São quase três anos de desculpas e culpas alheias e de anos zero, sem assunção de qualquer responsabilidade. Qualquer sócio que esteja atento, e não queira escamotear a verdade, sabe isso. Veja-se agora o que se passou com a multa de 200 mil euros aplicada pela UEFA e sobre a pena suspensa imposta. Nem uma palavra de assunção da responsabilidade por esta sanção e pelas dívidas resultantes de atos de gestão imprudentes e contrários à politica de rigor e controle financeiro prometido. Apenas um comunicado inócuo e opaco foi publicado na página do clube, dando notícia do sucedido mas já na sequência e a reboque da publicitação da sanção pela UEFA.
Álvaro Pacheco errou, mas não só não o terá feito deliberadamente, como nada da sua conduta justificava o que se passou a seguir. Muito menos merecia o que dele agora tem sido dito pelos “haters” do costume. E não se diga, como alguns dizem, que ele pretendeu trocar o Vitória por razões económicas, porque ele na próxima época “só” ia ganhar o dobro do que ganhou na que agora findou, nos termos do contrato que tinha celebrado com o Vitória. Ele ficará na história do Vitória e o Vitória deveria reconhecer o seu bom trabalho. A ingratidão, calúnia e o desprezo são dos piores defeitos.
Por último, sem prescindir, o bom nome do Vitória Sport Clube deveria ter sido em todos os momentos preservado, assumindo cada uma postura proba e responsável. Não foi o caso.
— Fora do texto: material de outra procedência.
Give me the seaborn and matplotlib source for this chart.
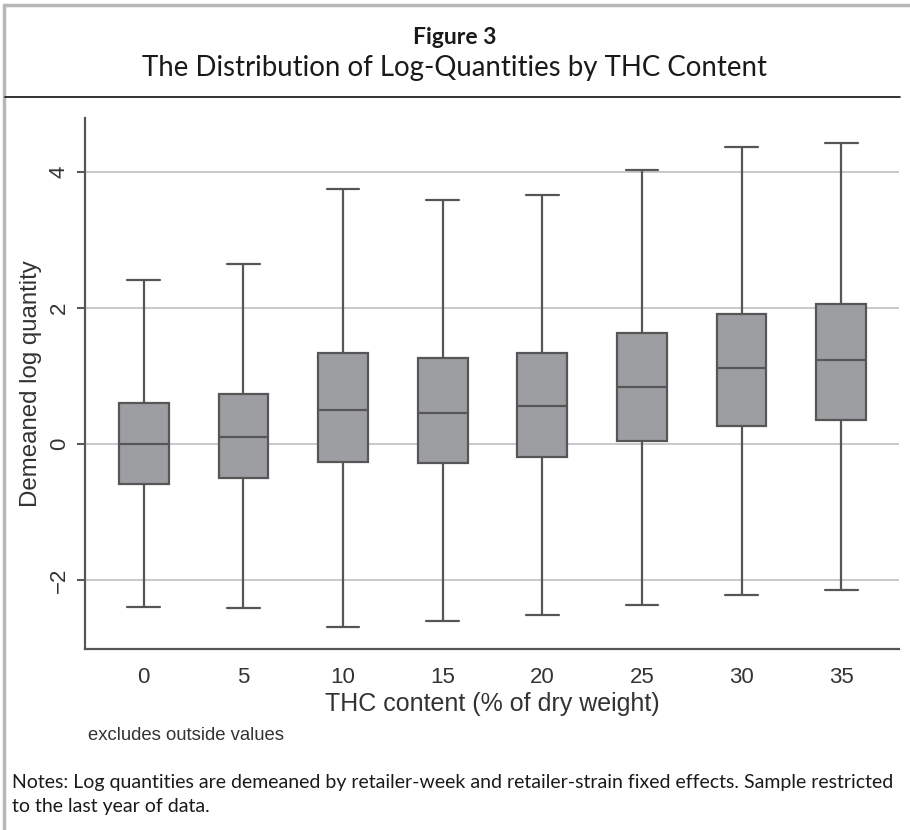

Infelizmente este é mais um episódio que demonstra a saciedade a incapacidade, desnorte e a ausência de um projeto por parte desta Direção, que vai destruindo valor e que vê paulatinamente os seus quadros e os seus dirigentes a afastarem-se em desacordo com o rumo (ou ausência dele) seguido. Apenas António Miguel Cardoso não vê, ou não quer ver, que cada vez mais está mais só, e que não tem a capacidade de dar um rumo ao Clube, porque não tem, nem nunca teve, projeto e muito menos soluções.